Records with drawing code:
++++++++

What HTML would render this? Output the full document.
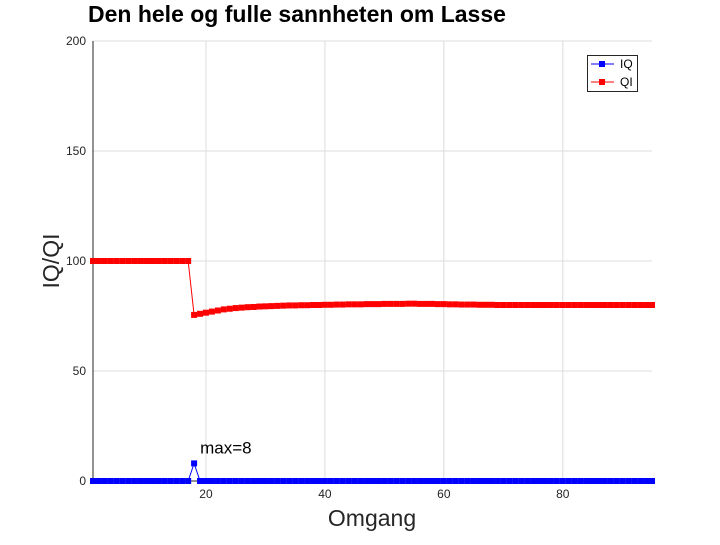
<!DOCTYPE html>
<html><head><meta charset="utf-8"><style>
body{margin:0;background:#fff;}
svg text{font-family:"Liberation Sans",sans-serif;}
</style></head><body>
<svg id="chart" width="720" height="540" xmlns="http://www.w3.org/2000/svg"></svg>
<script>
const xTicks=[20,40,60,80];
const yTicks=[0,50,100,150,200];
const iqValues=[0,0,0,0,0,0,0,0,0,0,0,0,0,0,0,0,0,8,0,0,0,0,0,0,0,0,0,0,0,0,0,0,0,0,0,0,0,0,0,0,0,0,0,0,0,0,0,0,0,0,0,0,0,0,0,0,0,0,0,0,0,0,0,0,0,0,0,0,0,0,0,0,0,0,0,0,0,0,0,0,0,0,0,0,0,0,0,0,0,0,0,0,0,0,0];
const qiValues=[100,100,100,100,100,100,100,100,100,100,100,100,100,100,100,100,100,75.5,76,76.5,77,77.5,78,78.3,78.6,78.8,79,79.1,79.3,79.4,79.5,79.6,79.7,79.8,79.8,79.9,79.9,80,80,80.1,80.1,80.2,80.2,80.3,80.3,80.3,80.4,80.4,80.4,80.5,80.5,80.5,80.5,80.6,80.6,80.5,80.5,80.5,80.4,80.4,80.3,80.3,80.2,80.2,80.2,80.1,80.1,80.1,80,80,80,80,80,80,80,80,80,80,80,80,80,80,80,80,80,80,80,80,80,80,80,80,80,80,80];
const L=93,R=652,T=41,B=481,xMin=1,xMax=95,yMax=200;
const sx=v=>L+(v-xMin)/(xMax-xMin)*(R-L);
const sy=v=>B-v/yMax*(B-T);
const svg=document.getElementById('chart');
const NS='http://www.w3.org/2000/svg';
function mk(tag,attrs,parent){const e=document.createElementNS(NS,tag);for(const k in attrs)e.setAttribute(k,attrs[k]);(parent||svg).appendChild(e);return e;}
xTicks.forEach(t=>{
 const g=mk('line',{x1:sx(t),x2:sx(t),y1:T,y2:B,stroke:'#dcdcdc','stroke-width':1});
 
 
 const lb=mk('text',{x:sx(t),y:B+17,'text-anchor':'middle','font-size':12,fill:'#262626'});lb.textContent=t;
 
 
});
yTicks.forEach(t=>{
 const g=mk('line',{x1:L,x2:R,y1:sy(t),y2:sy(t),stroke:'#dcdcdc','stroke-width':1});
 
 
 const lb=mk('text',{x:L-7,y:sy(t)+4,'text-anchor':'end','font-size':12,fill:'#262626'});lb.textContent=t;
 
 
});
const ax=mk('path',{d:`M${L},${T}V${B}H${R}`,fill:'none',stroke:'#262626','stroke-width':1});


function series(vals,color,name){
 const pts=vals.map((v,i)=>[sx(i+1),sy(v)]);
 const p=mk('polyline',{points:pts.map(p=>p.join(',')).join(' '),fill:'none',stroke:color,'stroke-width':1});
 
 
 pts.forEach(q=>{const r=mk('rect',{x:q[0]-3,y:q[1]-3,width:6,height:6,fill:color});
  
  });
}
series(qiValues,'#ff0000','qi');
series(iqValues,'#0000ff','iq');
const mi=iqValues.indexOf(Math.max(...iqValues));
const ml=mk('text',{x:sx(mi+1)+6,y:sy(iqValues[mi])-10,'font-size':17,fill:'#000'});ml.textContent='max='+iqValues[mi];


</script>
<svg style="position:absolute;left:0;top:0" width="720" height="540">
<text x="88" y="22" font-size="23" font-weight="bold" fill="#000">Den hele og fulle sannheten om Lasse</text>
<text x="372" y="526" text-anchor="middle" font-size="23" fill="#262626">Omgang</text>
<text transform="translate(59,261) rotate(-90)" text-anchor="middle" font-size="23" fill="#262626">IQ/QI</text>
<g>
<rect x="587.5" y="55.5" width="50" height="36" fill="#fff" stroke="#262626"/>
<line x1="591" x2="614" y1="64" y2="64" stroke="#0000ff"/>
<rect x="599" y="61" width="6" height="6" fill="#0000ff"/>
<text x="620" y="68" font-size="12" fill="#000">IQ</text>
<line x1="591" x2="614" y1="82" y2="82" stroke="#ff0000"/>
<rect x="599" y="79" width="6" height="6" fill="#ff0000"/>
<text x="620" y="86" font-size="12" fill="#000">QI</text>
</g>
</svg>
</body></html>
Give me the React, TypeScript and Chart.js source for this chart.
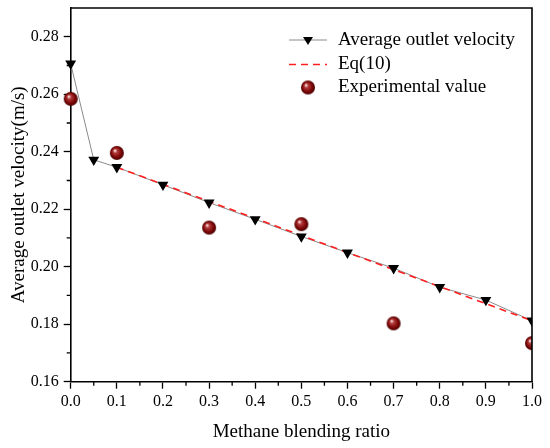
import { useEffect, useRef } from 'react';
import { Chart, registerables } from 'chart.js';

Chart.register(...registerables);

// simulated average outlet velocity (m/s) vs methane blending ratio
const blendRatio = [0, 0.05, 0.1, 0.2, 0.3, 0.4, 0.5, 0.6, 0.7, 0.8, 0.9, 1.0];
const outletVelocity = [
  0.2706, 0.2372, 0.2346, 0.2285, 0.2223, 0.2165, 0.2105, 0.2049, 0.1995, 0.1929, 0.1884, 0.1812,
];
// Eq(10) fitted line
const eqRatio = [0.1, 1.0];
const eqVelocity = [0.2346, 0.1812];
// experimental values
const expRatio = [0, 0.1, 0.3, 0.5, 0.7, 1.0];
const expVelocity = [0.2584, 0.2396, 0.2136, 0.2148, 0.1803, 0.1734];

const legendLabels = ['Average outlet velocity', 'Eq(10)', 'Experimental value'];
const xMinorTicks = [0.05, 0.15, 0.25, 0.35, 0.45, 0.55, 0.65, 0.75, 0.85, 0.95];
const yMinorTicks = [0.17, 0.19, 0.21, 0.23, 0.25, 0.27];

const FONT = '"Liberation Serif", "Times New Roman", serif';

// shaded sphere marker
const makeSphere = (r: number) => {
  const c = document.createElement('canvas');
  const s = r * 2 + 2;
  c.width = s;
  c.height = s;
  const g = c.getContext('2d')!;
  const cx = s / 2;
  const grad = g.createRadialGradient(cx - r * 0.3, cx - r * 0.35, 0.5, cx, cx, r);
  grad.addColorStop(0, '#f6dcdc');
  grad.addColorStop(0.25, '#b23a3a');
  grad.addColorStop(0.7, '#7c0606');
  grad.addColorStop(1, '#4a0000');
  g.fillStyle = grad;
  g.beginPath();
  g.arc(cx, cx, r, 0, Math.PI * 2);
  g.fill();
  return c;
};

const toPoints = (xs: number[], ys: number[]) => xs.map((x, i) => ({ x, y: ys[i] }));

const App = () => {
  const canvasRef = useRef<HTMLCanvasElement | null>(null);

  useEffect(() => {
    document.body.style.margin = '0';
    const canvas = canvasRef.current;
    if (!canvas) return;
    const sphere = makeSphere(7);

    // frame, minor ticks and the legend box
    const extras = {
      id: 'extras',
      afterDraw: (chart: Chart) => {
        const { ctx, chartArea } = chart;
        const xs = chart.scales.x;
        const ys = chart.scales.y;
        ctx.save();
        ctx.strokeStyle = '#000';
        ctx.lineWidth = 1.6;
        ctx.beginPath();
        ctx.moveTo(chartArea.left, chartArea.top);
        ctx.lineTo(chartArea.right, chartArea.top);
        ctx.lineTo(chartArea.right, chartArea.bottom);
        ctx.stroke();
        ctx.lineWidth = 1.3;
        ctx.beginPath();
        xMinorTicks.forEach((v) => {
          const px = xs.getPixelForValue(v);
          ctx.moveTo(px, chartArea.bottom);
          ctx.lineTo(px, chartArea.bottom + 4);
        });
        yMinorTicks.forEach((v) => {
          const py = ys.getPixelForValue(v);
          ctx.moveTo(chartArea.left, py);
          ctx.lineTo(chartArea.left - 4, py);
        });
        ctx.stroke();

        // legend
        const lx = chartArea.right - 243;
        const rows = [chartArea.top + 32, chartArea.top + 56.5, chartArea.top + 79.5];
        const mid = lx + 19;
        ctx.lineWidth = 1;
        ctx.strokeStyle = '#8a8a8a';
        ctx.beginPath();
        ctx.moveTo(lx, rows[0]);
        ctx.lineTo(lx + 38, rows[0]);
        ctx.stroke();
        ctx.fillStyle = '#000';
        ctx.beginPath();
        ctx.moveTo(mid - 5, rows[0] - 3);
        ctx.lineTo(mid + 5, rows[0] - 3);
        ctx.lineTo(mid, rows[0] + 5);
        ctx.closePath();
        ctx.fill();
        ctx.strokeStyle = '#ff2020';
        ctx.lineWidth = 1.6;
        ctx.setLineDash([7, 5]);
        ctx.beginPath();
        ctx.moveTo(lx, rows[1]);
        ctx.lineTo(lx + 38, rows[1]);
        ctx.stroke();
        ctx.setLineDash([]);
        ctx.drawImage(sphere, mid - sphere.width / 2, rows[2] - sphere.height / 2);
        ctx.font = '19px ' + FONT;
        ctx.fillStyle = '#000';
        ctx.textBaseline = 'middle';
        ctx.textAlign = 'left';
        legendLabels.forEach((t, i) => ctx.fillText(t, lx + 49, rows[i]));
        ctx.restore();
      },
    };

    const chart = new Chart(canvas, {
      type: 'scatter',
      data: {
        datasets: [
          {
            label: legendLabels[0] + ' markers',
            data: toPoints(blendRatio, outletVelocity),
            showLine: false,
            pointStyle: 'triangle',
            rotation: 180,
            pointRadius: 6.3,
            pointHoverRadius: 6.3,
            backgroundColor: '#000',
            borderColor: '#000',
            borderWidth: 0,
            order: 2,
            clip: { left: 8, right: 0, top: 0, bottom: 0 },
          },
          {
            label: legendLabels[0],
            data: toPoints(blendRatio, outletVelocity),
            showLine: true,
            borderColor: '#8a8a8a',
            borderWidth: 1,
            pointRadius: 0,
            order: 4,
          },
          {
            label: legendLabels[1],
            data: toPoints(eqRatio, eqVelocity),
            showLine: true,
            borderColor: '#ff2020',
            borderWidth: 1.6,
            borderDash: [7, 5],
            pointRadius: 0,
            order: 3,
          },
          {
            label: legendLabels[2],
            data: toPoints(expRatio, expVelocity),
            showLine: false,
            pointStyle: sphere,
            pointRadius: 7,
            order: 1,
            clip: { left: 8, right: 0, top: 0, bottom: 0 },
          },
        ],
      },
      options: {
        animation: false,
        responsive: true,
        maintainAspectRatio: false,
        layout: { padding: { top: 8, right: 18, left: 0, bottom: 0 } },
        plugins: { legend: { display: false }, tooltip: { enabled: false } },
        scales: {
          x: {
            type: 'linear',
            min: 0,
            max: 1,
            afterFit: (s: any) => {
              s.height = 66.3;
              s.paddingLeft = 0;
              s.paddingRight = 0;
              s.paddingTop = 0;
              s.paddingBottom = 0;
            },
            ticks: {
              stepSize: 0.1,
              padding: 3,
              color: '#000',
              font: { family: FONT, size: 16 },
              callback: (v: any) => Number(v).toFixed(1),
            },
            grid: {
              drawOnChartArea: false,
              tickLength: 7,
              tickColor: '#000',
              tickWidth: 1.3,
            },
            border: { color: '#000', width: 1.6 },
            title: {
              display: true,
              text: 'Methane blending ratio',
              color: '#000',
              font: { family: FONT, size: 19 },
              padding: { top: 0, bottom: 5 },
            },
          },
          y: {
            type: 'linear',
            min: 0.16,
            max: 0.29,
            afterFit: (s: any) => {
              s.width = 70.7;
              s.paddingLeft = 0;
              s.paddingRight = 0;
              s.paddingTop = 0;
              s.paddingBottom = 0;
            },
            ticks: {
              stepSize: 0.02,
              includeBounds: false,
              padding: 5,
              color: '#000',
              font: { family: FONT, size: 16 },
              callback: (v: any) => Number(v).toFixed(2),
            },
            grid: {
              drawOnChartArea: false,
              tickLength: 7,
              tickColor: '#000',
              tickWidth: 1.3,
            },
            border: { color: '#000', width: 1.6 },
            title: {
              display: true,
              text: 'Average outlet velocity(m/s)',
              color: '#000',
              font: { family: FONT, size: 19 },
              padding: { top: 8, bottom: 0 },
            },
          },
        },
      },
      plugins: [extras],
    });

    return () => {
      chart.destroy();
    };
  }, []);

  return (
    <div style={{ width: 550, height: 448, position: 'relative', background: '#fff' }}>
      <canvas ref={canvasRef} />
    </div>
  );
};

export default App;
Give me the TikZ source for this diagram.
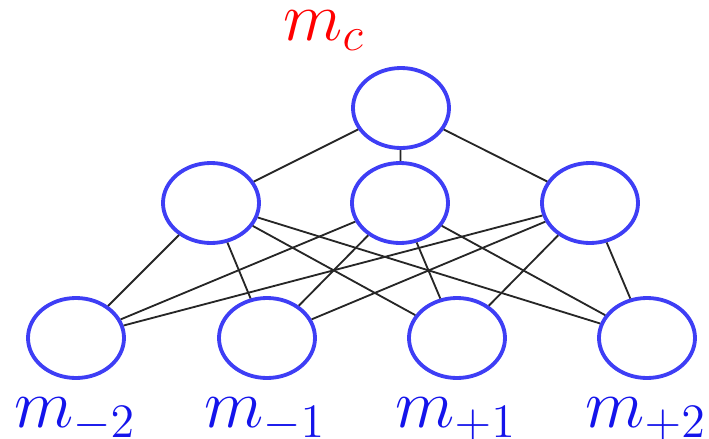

++++++++

* _WHAT YOU WILL DO_
Using the entries above, find all lines with "this". Copy them.

* _FINAL RESULT_
What HTML would render this? Output the full document.
Give me the React, TypeScript and Chart.js source for this chart.
Give me the TikZ source for this diagram.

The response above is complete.